Jared Sorensen of Memento Mori rounds out the roster of magic items for Torchbearer and then some!
Although not strictly required to play the Torchbearer RPG, having at least two player decks on hand gives you the ability to manage action choices with cards, greatly enhancing the gameplay. We highly recommend it! There are two different versions of the cards available — the first printing comes in the thick box with the loose top. This has slightly taller (and more functional) divider cards, but it lacks some of the additional cards that are featured in the second printing. The later printing comes in a more traditional cardstock box but introduces several new gear cards.
As with the rulebook and the player decks, there are two versions of the GM screen available. The original GM screen is slightly smaller and has different information printed on it, but both versions still contain useful info and will shield your precious GM notes from the prying eyes of players.
This is the official source for news about Torchbearer straight from BWHQ. There's a special category for playtest materials which is not to be missed. Hey, look how much Mordite Press stuff is on there!
Mordite Press's D. Koch is maintaining a wiki that compiles all of the various character options and stuff available in the game. Sort of like this blog post, but on a more granular level useful for actual play. If you want a list of every magician/elf spell in the game across all books with page number references, or a list of all of the Immortal Lords yet mentioned, this wiki is what you seek! And if you see anything missing from it, go ahead and get involved!
Table-based loot rolling isn't for everyone, but the fact is your players need loot to stay alive! Make sure you're giving them their fair share (five might 2 goblins is 10 rolls! 10!) by firing up the larkvi.com Torchbearer Tools! This can be a real life-saver for the GM.

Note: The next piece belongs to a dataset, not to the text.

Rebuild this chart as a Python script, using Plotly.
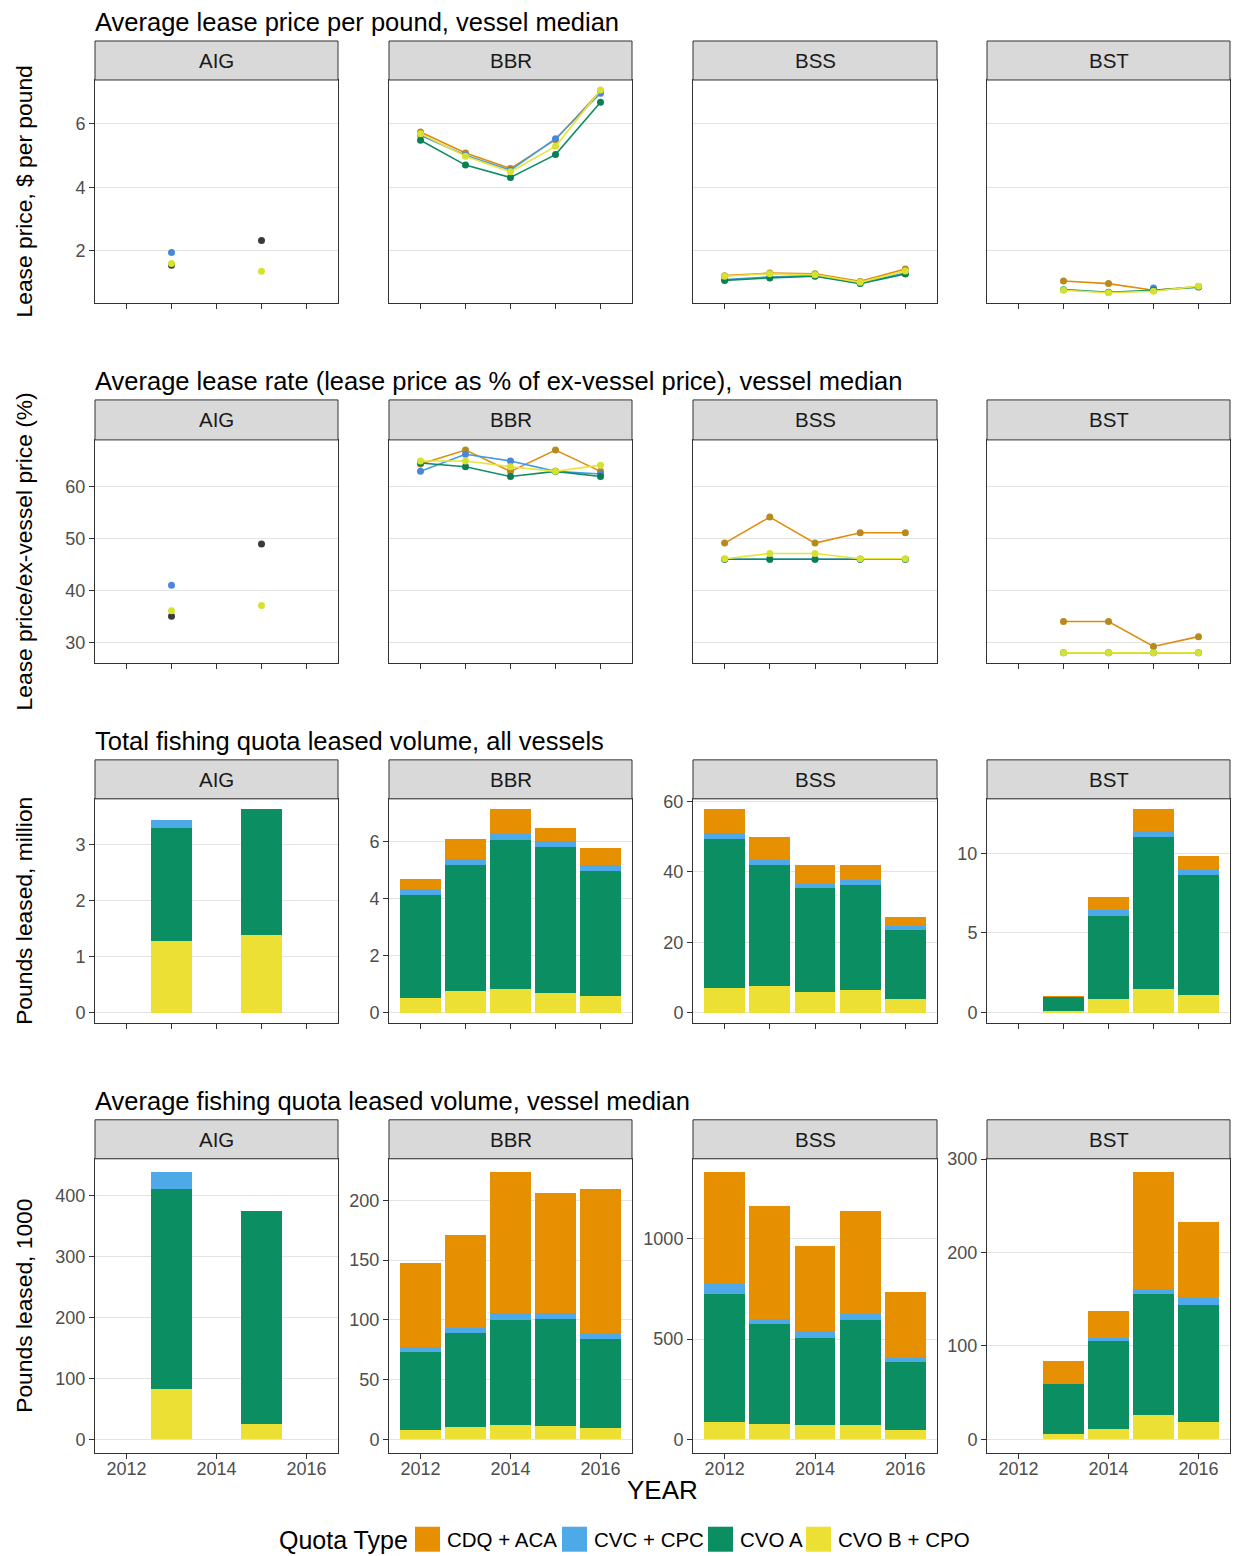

There's more to the world of Torchbearer out there, but hopefully this puts everyone on the same page about the state of the game. In future blog posts we'll cover more niche topics like the excellent hacks that exist for the game. Mordite Press is currently developing several new modules and supplements for Torchbearer Sagas, and we're also working with a few independent folks to get their own Sagas imprints started. Hopefully in another year or two there will be so much more to Torchbearer I'll need to create a new list!